▶ **What you have to do**: "with" appears in how many lines of the entries? State only the number.

▶ **Record list**:
┌────────

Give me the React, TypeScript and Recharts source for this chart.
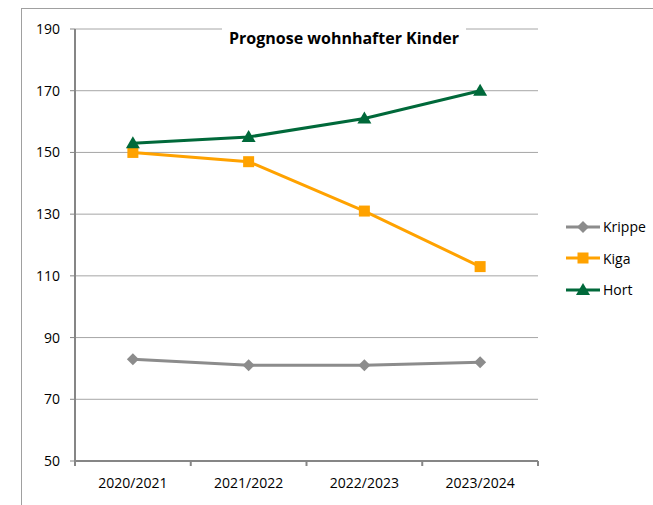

└────────
┌────────

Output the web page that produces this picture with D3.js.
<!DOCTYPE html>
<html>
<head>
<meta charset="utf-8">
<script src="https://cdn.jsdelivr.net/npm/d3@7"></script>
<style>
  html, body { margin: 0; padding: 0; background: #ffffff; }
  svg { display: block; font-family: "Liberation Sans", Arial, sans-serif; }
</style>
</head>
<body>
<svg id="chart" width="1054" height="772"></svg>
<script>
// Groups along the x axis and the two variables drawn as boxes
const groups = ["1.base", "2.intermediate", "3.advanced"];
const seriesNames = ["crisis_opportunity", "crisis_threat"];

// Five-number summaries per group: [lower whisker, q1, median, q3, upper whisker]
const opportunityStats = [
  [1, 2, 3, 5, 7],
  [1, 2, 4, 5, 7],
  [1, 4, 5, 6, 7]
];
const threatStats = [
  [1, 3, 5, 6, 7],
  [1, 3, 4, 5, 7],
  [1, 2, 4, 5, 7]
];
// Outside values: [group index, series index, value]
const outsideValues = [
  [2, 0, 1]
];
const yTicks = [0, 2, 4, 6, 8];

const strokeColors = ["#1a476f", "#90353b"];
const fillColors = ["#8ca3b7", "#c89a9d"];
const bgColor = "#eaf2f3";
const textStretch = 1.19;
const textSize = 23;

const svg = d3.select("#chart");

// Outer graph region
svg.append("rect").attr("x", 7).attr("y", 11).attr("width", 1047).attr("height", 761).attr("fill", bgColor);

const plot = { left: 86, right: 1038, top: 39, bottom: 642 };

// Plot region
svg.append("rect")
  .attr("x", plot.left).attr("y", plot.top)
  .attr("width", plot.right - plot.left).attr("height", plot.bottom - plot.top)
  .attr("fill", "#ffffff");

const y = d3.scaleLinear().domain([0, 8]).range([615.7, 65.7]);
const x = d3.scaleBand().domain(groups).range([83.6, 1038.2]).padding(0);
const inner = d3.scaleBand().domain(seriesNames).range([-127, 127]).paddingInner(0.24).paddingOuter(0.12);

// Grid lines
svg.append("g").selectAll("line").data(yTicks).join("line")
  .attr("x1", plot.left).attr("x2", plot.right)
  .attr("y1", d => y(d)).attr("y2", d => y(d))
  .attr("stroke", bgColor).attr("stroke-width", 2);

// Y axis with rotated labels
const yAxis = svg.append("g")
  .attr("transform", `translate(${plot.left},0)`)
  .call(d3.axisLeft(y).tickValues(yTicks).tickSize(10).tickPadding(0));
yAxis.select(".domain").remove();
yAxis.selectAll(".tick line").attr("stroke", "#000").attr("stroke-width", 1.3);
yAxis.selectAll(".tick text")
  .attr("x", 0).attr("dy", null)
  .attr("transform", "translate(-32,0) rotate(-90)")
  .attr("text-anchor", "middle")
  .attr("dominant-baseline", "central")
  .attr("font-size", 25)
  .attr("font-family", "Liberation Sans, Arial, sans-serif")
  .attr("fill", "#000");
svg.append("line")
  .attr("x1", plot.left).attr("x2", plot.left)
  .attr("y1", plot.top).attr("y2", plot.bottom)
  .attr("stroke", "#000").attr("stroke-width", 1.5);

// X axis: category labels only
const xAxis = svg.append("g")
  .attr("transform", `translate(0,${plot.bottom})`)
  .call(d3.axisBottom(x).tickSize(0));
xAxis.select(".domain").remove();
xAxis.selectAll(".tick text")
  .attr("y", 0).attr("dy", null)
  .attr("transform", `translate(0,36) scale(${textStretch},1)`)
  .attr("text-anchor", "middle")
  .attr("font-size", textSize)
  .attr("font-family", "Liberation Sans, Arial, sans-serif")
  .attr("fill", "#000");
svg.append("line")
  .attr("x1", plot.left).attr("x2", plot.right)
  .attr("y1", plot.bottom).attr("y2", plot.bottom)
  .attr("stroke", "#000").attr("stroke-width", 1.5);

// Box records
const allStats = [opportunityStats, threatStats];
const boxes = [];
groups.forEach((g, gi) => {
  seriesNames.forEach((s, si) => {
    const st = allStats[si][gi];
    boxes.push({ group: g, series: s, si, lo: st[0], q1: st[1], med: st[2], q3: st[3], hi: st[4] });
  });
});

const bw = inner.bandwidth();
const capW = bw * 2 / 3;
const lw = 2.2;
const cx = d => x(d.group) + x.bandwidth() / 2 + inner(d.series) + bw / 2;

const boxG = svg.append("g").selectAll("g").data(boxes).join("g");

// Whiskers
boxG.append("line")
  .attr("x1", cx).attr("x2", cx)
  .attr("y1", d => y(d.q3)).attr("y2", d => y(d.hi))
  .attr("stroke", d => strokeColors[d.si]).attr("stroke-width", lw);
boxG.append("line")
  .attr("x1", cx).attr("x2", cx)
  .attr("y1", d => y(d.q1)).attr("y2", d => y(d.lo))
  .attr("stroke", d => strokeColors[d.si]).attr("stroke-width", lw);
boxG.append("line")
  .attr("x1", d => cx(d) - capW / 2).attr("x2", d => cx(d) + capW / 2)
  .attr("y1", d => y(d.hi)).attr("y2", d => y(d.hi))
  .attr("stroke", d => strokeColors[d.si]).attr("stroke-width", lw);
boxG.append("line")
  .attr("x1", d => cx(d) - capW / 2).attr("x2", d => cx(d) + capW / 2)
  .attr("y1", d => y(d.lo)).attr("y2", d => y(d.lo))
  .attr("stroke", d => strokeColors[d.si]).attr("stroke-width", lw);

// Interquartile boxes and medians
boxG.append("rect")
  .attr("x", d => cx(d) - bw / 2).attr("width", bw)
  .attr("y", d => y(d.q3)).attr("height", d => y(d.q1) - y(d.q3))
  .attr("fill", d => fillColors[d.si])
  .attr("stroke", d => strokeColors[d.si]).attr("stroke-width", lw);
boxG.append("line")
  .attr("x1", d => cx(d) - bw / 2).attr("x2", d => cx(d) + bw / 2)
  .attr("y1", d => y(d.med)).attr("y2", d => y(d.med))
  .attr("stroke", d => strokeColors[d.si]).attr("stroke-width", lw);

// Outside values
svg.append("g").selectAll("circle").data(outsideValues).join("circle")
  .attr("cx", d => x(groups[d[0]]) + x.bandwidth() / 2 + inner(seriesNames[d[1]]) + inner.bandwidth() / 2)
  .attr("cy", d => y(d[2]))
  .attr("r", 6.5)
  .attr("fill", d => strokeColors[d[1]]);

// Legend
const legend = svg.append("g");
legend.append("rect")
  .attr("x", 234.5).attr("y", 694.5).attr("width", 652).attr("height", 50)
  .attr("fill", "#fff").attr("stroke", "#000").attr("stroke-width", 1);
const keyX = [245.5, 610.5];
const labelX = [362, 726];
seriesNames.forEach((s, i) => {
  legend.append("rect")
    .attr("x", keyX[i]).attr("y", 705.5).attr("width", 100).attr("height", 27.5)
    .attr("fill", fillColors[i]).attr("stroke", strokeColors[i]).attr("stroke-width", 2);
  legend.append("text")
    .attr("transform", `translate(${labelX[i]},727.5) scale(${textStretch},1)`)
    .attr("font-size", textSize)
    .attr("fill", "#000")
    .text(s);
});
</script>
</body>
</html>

└────────
┌────────

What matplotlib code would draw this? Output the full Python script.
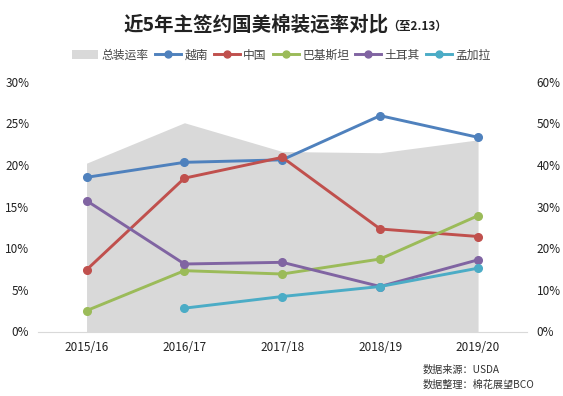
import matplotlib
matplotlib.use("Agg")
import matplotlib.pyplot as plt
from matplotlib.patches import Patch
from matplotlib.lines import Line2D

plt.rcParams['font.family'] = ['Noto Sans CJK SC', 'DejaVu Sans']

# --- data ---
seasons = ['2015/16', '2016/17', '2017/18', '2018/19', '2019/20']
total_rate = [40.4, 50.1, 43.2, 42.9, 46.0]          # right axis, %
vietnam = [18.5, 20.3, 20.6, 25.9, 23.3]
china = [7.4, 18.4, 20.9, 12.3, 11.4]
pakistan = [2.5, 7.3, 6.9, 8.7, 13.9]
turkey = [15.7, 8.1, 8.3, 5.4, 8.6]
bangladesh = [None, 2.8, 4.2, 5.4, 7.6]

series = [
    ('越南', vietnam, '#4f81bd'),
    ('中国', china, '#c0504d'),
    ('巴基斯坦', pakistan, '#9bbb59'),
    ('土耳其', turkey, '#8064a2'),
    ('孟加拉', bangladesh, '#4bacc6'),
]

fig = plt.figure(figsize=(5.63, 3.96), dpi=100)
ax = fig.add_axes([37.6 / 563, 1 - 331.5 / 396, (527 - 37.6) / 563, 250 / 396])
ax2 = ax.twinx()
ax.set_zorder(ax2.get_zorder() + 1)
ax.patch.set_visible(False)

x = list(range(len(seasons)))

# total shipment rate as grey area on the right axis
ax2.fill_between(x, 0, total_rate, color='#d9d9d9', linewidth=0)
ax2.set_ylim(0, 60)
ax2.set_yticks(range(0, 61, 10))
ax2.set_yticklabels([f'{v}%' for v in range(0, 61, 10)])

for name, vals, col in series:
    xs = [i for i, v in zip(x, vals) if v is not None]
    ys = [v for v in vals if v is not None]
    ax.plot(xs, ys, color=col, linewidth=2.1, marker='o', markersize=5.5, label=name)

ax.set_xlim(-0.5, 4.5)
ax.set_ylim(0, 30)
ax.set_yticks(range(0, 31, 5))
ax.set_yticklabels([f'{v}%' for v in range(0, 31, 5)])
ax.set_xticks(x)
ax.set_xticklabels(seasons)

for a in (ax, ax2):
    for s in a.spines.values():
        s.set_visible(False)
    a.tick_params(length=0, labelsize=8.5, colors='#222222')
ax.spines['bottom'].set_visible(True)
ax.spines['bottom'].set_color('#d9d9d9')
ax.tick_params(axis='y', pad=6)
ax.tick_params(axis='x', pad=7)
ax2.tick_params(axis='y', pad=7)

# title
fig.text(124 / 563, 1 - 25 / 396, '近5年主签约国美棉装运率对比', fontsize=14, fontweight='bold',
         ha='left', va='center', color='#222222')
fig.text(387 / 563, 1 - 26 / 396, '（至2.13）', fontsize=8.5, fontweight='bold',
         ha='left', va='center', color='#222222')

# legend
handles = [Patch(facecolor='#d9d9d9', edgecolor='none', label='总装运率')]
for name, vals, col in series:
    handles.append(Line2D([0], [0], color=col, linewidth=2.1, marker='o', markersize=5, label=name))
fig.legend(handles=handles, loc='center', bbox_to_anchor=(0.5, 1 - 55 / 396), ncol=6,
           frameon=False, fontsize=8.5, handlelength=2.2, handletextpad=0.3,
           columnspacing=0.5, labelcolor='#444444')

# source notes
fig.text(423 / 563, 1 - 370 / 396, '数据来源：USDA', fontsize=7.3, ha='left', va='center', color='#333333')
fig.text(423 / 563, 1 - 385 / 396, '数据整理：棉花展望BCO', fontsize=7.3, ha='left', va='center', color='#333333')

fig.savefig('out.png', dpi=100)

└────────

▶ **Output for this exercise**: 2